People who live far off in the future, Frank says, "may be living in an entirely different time-logic than us, because of their technology for timekeeping."

Copyright 2014 NPR. To see more, visit http://www.npr.org/.

Transcript

MELISSA BLOCK, HOST:

This is ALL THINGS CONSIDERED from NPR News. I'm Melissa Block. A team of scientists claims they've created the most advanced clock ever. They say this clock is so precise it would neither lose nor gain one second in about five billion years of continuous operation. NPR's Nell Greenfieldboyce reports on why anyone would want a timekeeping device this powerful.

NELL GREENFIELDBOYCE, BYLINE: At the most basic level, to make a clock you just need something that repeats itself over and over in a way that lets you count off equal increments of time. Like, say, the sun rising and moving across the sky or the phases of the moon.

ADAM FRANK: Those were literally the first clocks for people.

GREENFIELDBOYCE: Adam Frank is an astrophysicist at the University of Rochester who wrote a book called "About Time." He says for ages telling time by the sun was good enough.

FRANK: If you asked somebody a thousand years ago what time is it, the best they'd be able to do is say lunch maybe?

GREENFIELDBOYCE: But when societies got more complicated, mechanical clocks took off. They were in bell towers, then in homes. Clock technology advanced from merely ticking off the hours to keeping track of every minute. It was a huge change for humanity that today we take utterly for granted.

FRANK: When you're waiting for the bus and the bus is late, you feel those five minutes. The bus was supposed to be here at 9:55. It's 10 - oh my God, what's wrong this system, right? You feel those minutes as boredom, as anger, but that's only because you have a device that allows you to count off those minutes.

GREENFIELDBOYCE: These days, though, we can do way better than count off minutes or even seconds. Since the 1960s, official timekeeping has been based on the natural oscillations of atoms. And so-called atomic clocks just continue to improve. A few years ago, a team unveiled a clock that would neither gain nor lose one second in about 3.7 billion years. You'd think that would be good enough, but physicist Jun Ye says no, it's not. He works at the National Institute of Standards and Technology. This week, he and his colleagues published a report in Nature that describes an even more precise clock - one that would neither gain nor lose a second in five billion years.

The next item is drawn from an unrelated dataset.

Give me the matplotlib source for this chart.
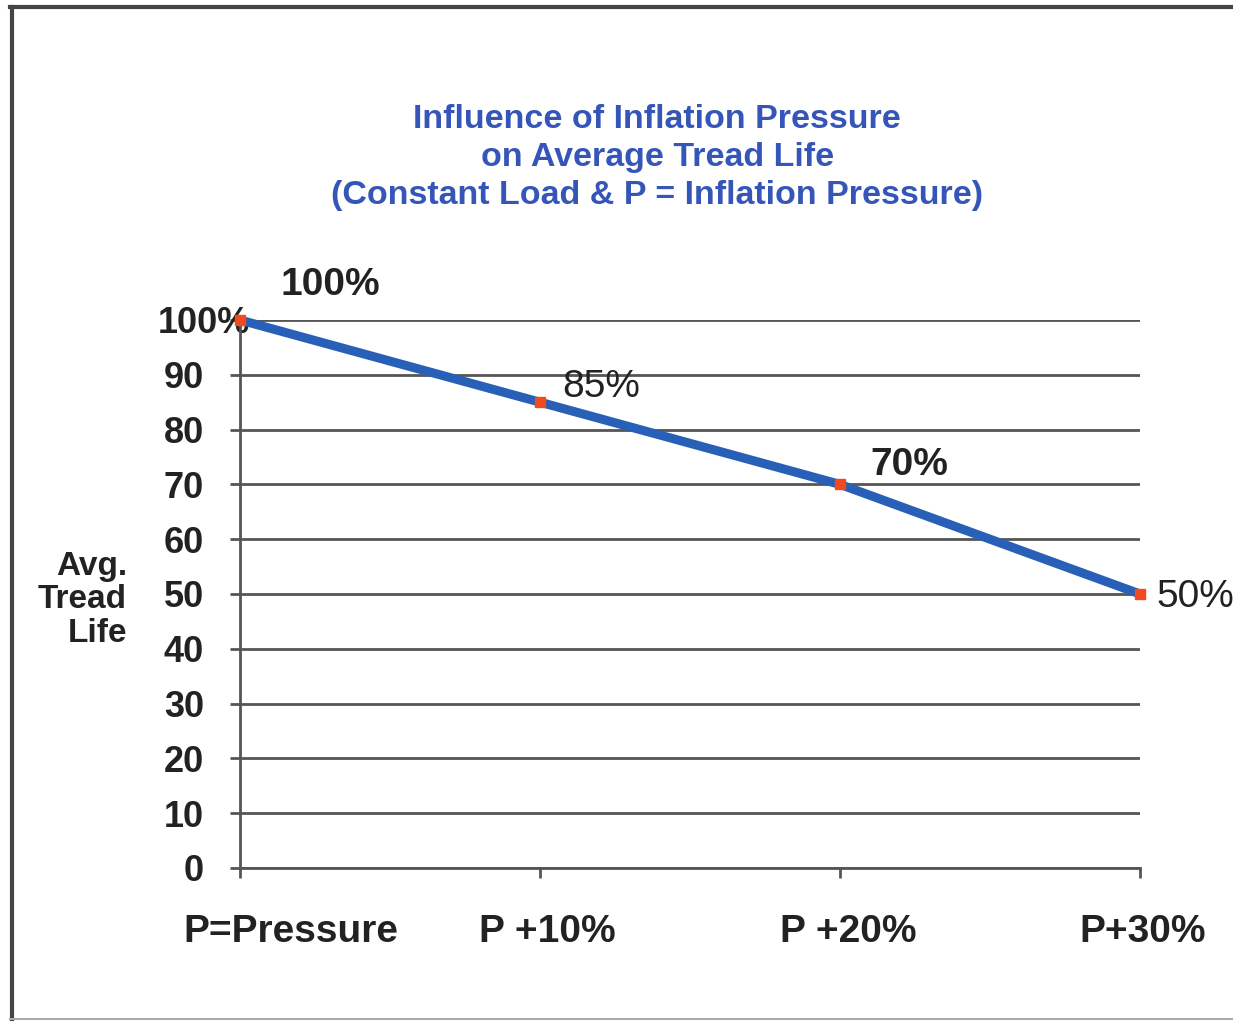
import matplotlib.pyplot as plt
from matplotlib.lines import Line2D

plt.rcParams['font.family'] = ['Liberation Sans', 'DejaVu Sans']

categories = ["P=Pressure", "P +10%", "P +20%", "P+30%"]
tread_life = [100, 85, 70, 50]
point_labels = ["100%", "85%", "70%", "50%"]
y_ticks = [0, 10, 20, 30, 40, 50, 60, 70, 80, 90, 100]
y_tick_labels = ["0", "10", "20", "30", "40", "50", "60", "70", "80", "90", "100%"]

fig = plt.figure(figsize=(12.33, 10.22), dpi=100)
ax = fig.add_axes([0.1946, 0.1507, 0.730, 0.5362])

grid_col = "#555555"
x = list(range(len(categories)))

ax.plot(x, tread_life, color="#2860b8", lw=6.5, solid_capstyle="butt",
        zorder=3, clip_on=False)
ax.plot(x, tread_life, ls="none", marker="s", ms=7, color="#f04a1e",
        zorder=4, clip_on=False)

# labels next to points (offset in points)
offsets = [(65, 25), (44, 11), (50, 14), (12, -2)]
weights = ["bold", "normal", "bold", "normal"]
for xi, yi, lab, off, w in zip(x, tread_life, point_labels, offsets, weights):
    ha = "left" if xi == len(x) - 1 else "center"
    ax.annotate(lab, (xi, yi), xytext=off, textcoords="offset points",
                ha=ha, va="center", fontsize=28, fontweight=w, color="#222222")

ax.set_xlim(0, 3)
ax.set_ylim(0, 100)
ax.set_yticks(y_ticks)
ax.set_yticklabels(y_tick_labels, fontsize=26, fontweight="bold", color="#222222")
ax.get_yticklabels()[-1].set_horizontalalignment("center")

# category labels, shifted a little right of their ticks like the original
ax.set_xticks(x)
ax.set_xticklabels([])
x_shift = [37, 5, 6, 2]
for xi, cat, dx in zip(x, categories, x_shift):
    ax.annotate(cat, (xi, 0), xycoords=("data", "axes fraction"),
                xytext=(dx, -46), textcoords="offset points",
                ha="center", va="center", fontsize=28, fontweight="bold",
                color="#222222", annotation_clip=False)

ax.tick_params(axis="y", length=7, width=2, color=grid_col, pad=19)
ax.tick_params(axis="x", length=7, width=2, color=grid_col)

ax.grid(axis="y", color=grid_col, lw=2)
ax.set_axisbelow(True)
for s in ["top", "right"]:
    ax.spines[s].set_visible(False)
for s in ["left", "bottom"]:
    ax.spines[s].set_color(grid_col)
    ax.spines[s].set_linewidth(2)

fig.text(0.533, 0.846,
         "Influence of Inflation Pressure\non Average Tread Life\n(Constant Load & P = Inflation Pressure)",
         ha="center", va="center", fontsize=24.5, fontweight="bold",
         color="#3556b8", linespacing=1.28)

fig.text(0.103, 0.413, "Avg.\nTread\nLife", ha="right", va="center",
         multialignment="right", fontsize=24, fontweight="bold",
         color="#222222", linespacing=1.1)

# frame around the picture
fig.add_artist(Line2D([0.0097, 0.0097], [0.0030, 0.9930], color="#444444", lw=3))
fig.add_artist(Line2D([0.0085, 1.0], [0.9930, 0.9930], color="#444444", lw=3))
fig.add_artist(Line2D([0.0085, 1.0], [0.0030, 0.0030], color="#aaaaaa", lw=1.5))

fig.savefig("out.png", dpi=100)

JUN YE: Many people would say, well, one second in five billion years - how is that going to impact our life? It's not. It's going to be irrelevant to what we are doing in daily life or in the society. Well, that's actually not true.

GREENFIELDBOYCE: He says all kinds of technology we depend on - computer networks, GPS systems - is only possible because of the precision timekeeping of atomic clocks, even though the first atomic clock makers could not have predicted where their inventions would lead.

YE: Nobody would have imagined everybody can have a cell phone and know exactly where you are.

GREENFIELDBOYCE: His team's new clock is the most precise and stable in the world. It uses laser light to trap a few thousand atoms of a metallic element called strontium. Scientists can detect the oscillations or ticks of these atoms - 430 trillion per second. The team already has upgrades in mind to improve the clock's performance. Ye says maybe they'll be able to build a clock that is accurate to one second in 50 billion years or even way better than that.

YE: Where does it end? Does nature place a fundamental limit of how good you can keep up, you know, you can keep the time? And as far I can tell at the moment, I don't see the limit.

GREENFIELDBOYCE: He says future super clocks could help scientists explore the bizarre quantum world or probe the space-time fabric of the universe. He says imagine a network of immensely powerful clocks distributed around the Earth. If a black hole explodes in a distant galaxy...

YE: ...there will space-time ripples - they'll call it gravitational waves - will propagate. And we can actually just listen to the clock and they would know the heartbeat of the universe.